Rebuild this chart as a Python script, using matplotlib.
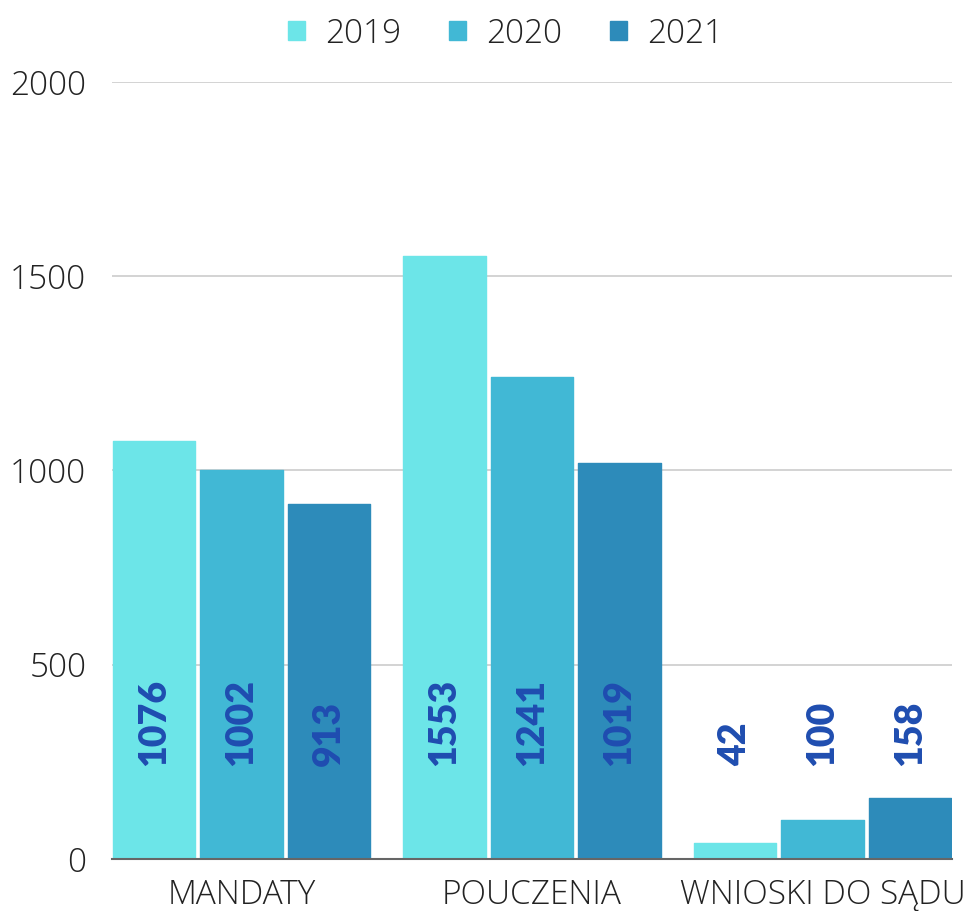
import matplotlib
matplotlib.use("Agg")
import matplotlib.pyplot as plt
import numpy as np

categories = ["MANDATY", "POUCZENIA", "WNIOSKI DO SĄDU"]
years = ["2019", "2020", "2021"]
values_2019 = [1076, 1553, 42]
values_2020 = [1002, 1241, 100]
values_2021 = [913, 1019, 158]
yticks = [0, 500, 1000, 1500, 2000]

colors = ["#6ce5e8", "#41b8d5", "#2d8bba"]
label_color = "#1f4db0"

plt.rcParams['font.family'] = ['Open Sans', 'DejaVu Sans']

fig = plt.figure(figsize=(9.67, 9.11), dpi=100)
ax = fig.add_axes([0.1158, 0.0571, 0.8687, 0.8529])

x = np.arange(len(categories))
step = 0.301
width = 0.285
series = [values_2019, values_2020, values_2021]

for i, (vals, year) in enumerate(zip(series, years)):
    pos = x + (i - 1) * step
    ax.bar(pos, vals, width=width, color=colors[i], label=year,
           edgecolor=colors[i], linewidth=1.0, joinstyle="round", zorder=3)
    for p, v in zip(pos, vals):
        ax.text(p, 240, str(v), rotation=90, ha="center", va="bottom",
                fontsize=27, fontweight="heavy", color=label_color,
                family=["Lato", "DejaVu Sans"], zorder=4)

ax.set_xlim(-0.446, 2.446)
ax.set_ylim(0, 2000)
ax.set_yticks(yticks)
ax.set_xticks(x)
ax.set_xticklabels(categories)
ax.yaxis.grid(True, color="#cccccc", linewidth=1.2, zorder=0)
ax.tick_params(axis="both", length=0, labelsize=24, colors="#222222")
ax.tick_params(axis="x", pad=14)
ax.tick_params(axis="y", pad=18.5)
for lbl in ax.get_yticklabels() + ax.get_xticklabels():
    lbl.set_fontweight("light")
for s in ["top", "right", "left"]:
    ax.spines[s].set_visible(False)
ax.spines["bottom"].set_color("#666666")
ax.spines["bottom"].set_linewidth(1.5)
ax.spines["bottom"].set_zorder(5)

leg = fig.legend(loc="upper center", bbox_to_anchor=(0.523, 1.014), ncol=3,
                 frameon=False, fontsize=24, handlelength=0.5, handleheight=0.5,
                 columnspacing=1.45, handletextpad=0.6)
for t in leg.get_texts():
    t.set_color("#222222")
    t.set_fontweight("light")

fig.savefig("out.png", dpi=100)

****

## GIVEN PROBLEM
Would you return the data exactly as written, without the pictures?

## RESULT OF THIS TASK
Rebuild this chart as a Python script, using matplotlib.
import matplotlib
matplotlib.use("Agg")
import matplotlib.pyplot as plt
import numpy as np

categories = ["MANDATY", "POUCZENIA", "WNIOSKI DO SĄDU"]
years = ["2019", "2020", "2021"]
values_2019 = [1076, 1553, 42]
values_2020 = [1002, 1241, 100]
values_2021 = [913, 1019, 158]
yticks = [0, 500, 1000, 1500, 2000]

colors = ["#6ce5e8", "#41b8d5", "#2d8bba"]
label_color = "#1f4db0"

plt.rcParams['font.family'] = ['Open Sans', 'DejaVu Sans']

fig = plt.figure(figsize=(9.67, 9.11), dpi=100)
ax = fig.add_axes([0.1158, 0.0571, 0.8687, 0.8529])

x = np.arange(len(categories))
step = 0.301
width = 0.285
series = [values_2019, values_2020, values_2021]

for i, (vals, year) in enumerate(zip(series, years)):
    pos = x + (i - 1) * step
    ax.bar(pos, vals, width=width, color=colors[i], label=year,
           edgecolor=colors[i], linewidth=1.0, joinstyle="round", zorder=3)
    for p, v in zip(pos, vals):
        ax.text(p, 240, str(v), rotation=90, ha="center", va="bottom",
                fontsize=27, fontweight="heavy", color=label_color,
                family=["Lato", "DejaVu Sans"], zorder=4)

ax.set_xlim(-0.446, 2.446)
ax.set_ylim(0, 2000)
ax.set_yticks(yticks)
ax.set_xticks(x)
ax.set_xticklabels(categories)
ax.yaxis.grid(True, color="#cccccc", linewidth=1.2, zorder=0)
ax.tick_params(axis="both", length=0, labelsize=24, colors="#222222")
ax.tick_params(axis="x", pad=14)
ax.tick_params(axis="y", pad=18.5)
for lbl in ax.get_yticklabels() + ax.get_xticklabels():
    lbl.set_fontweight("light")
for s in ["top", "right", "left"]:
    ax.spines[s].set_visible(False)
ax.spines["bottom"].set_color("#666666")
ax.spines["bottom"].set_linewidth(1.5)
ax.spines["bottom"].set_zorder(5)

leg = fig.legend(loc="upper center", bbox_to_anchor=(0.523, 1.014), ncol=3,
                 frameon=False, fontsize=24, handlelength=0.5, handleheight=0.5,
                 columnspacing=1.45, handletextpad=0.6)
for t in leg.get_texts():
    t.set_color("#222222")
    t.set_fontweight("light")

fig.savefig("out.png", dpi=100)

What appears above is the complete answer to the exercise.